Specific Purpose for Each Etude, i.e. Kayser, Kreutzer, etc.
I wish there was a guide to why we practice certain etudes, specifically what issue each etude addresses, i.e. left hand, right hand, bow distribution, string crossings, etc.
violinwiki.org are compiling a violin etude thesaurus "categorized by the skills that [the etudes] develop". Included so far are Wohlfahrt, Kayser, Kreutzer, Mazas op. 36/1, Fiorillo, Rode op. 22 and Gaviniés.
Why don't you just look through it and write your own? It's not celestial navigation.

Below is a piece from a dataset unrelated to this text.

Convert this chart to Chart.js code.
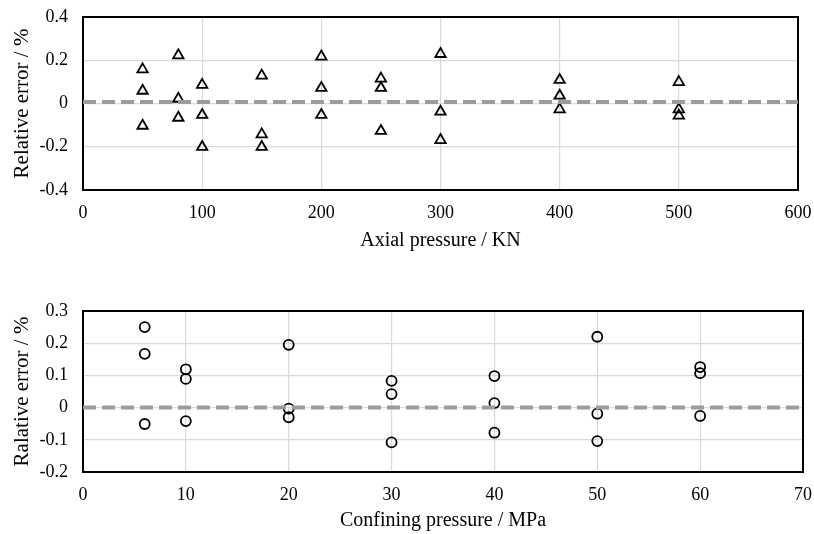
<!DOCTYPE html>
<html>
<head>
<meta charset="utf-8">
<script src="https://cdn.jsdelivr.net/npm/chart.js@4.4.1/dist/chart.umd.min.js"></script>
<style>
  html, body { margin: 0; padding: 0; background: #fff; }
  #wrap { position: relative; width: 814px; height: 534px; background: #fff; }
  #c1 { position: absolute; left: 0; top: 0; }
  #c2 { position: absolute; left: 0; top: 270px; }
</style>
</head>
<body>
<div id="wrap">
  <canvas id="c1" width="814" height="260"></canvas>
  <canvas id="c2" width="814" height="264"></canvas>
</div>
<script>
// ---- Data ----
const axialPressure = [50, 50, 50, 80, 80, 80, 100, 100, 100, 150, 150, 150, 200, 200, 200, 250, 250, 250, 300, 300, 300, 400, 400, 400, 500, 500, 500];
const axialError    = [0.158, 0.059, -0.103, 0.223, 0.022, -0.066, 0.086, -0.053, -0.201, 0.129, -0.143, -0.201, 0.217, 0.072, -0.053, 0.115, 0.072, -0.127, 0.229, -0.038, -0.169, 0.109, 0.036, -0.027, 0.099, -0.027, -0.056];

const confiningPressure = [6, 6, 6, 10, 10, 10, 20, 20, 20, 30, 30, 30, 40, 40, 40, 50, 50, 50, 60, 60, 60];
const confiningError    = [0.250, 0.167, -0.051, 0.119, 0.089, -0.042, 0.195, -0.003, -0.030, 0.083, 0.042, -0.108, 0.098, 0.014, -0.078, 0.220, -0.019, -0.104, 0.126, 0.107, -0.026];

const axialRefX = [0, 600];
const axialRefY = [0.007, 0.007];
const confRefX = [0, 70];
const confRefY = [0, 0];

const axialXTicks = [0, 100, 200, 300, 400, 500, 600];
const axialYTicks = [-0.4, -0.2, 0, 0.2, 0.4];
const confXTicks = [0, 10, 20, 30, 40, 50, 60, 70];
const confYTicks = [-0.2, -0.1, 0, 0.1, 0.2, 0.3];

const axialXTitle = 'Axial pressure / KN';
const axialYTitle = 'Relative error / %';
const confXTitle = 'Confining pressure / MPa';
const confYTitle = 'Ralative error / %';

// ---- Helpers ----
const FONT = '"Liberation Serif", "Times New Roman", serif';
const pts = (xs, ys) => xs.map((x, i) => ({ x: x, y: ys[i] }));
const fixTicks = (arr) => (scale) => { scale.ticks = arr.map(v => ({ value: v })); };
const tickLabel = (v) => String(Math.round(v * 1000) / 1000);
const noPad = (s) => { s.paddingTop = 0; s.paddingBottom = 0; s.paddingLeft = 0; s.paddingRight = 0; };

function makeChart(canvas, opt) {
  return new Chart(canvas, {
    type: 'scatter',
    data: {
      datasets: [
        {
          data: pts(opt.refX, opt.refY),
          showLine: true,
          borderColor: '#9c9c9c',
          borderWidth: 4,
          borderDash: [13, 6],
          pointRadius: 0,
          order: 0
        },
        {
          data: pts(opt.x, opt.y),
          pointStyle: opt.pointStyle,
          pointRadius: opt.radius,
          pointBorderWidth: 1.8,
          pointBorderColor: '#000',
          pointBackgroundColor: 'rgba(255,255,255,0)',
          showLine: false,
          order: 1
        }
      ]
    },
    options: {
      responsive: false,
      maintainAspectRatio: false,
      animation: false,
      devicePixelRatio: 1,
      layout: { padding: opt.padding, autoPadding: false },
      plugins: { legend: { display: false }, tooltip: { enabled: false } },
      scales: {
        x: {
          type: 'linear',
          position: 'bottom',
          min: opt.xTicks[0],
          max: opt.xTicks[opt.xTicks.length - 1],
          afterBuildTicks: fixTicks(opt.xTicks),
          afterFit: (s) => { s.height = opt.xAxisHeight; noPad(s); },
          grid: { color: '#d9d9d9', lineWidth: 1.2, drawTicks: false },
          border: { display: true, color: '#000', width: 2 },
          ticks: { color: '#000', font: { family: FONT, size: 18 }, padding: 12, maxRotation: 0, callback: tickLabel },
          title: { display: true, text: opt.xTitle, color: '#000', font: { family: FONT, size: 20 }, padding: { top: 0, bottom: opt.xTitleBottom } }
        },
        y: {
          type: 'linear',
          position: 'left',
          min: opt.yTicks[0],
          max: opt.yTicks[opt.yTicks.length - 1],
          afterBuildTicks: fixTicks(opt.yTicks),
          afterFit: (s) => { s.width = 83; noPad(s); },
          grid: { color: '#d9d9d9', lineWidth: 1.2, drawTicks: false },
          border: { display: true, color: '#000', width: 2 },
          ticks: { color: '#000', font: { family: FONT, size: 18 }, padding: 15, callback: tickLabel },
          title: { display: true, text: opt.yTitle, color: '#000', font: { family: FONT, size: 21 }, padding: { top: 10, bottom: 0 } }
        },
        x2: {
          type: 'linear', position: 'top', display: true,
          min: opt.xTicks[0], max: opt.xTicks[opt.xTicks.length - 1],
          afterFit: (s) => { s.height = 0; noPad(s); },
          grid: { display: false, drawTicks: false },
          ticks: { display: false, padding: 0 },
          border: { display: true, color: '#000', width: 2 }
        },
        y2: {
          type: 'linear', position: 'right', display: true,
          min: opt.yTicks[0], max: opt.yTicks[opt.yTicks.length - 1],
          afterFit: (s) => { s.width = 0; noPad(s); },
          grid: { display: false, drawTicks: false },
          ticks: { display: false, padding: 0 },
          border: { display: true, color: '#000', width: 2 }
        }
      }
    }
  });
}

makeChart(document.getElementById('c1'), {
  x: axialPressure, y: axialError, refX: axialRefX, refY: axialRefY,
  xTicks: axialXTicks, yTicks: axialYTicks,
  xTitle: axialXTitle, yTitle: axialYTitle,
  pointStyle: 'triangle', radius: 6,
  padding: { left: 0, right: 16, top: 17, bottom: 0 },
  xAxisHeight: 70, xTitleBottom: 7
});

makeChart(document.getElementById('c2'), {
  x: confiningPressure, y: confiningError, refX: confRefX, refY: confRefY,
  xTicks: confXTicks, yTicks: confYTicks,
  xTitle: confXTitle, yTitle: confYTitle,
  pointStyle: 'circle', radius: 5,
  padding: { left: 0, right: 11, top: 41, bottom: 0 },
  xAxisHeight: 62, xTitleBottom: 1
});
</script>
</body>
</html>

indeed Rae-Ann seems to ask the question the wrong way, as indeed when you see an etude and try it out you will immediately have a sense of what this etude is about. but probably she really wanted to ask the reverse question: some kind of catalogue that maps techniques to etudes.
Katarina's comment is very useful, but also, it should be fairly easy to figure out what an etude is focused on. If you see a lot of string crossings, it's probably (at least partly) about string crossings. etc.
There are editions of etudes where the editor gives hints in the title line of each etude. E.g. Mazas: In the Peters edition you will find titles like "staccato" "trills" etc. Not every etude is so characterized but many of them.
What Jean said.
Following up on Albrecht, what does one do with the Kayser study that says "Comodo"? (**Flush!!**)
I understand this was a joke Paul, but anyway, a Comodo study means: for this one you can focus entirely on tone quality and intonation, don't worry about the tempo.
Jean, that's interesting! Never knew what that term meant.
I'm not disagreeing with Jean, but you should be working on tone quality and intonation on every piece you ever play, so I can't see the need for a specific étude for it. I'd assume comodo just means "comfortable tempo" (to contrast with the velocity exercises) and I'd play the piece and see what it has to offer.
Katarina: Thanks for sending info about that site. It's got a lot of what I was looking for.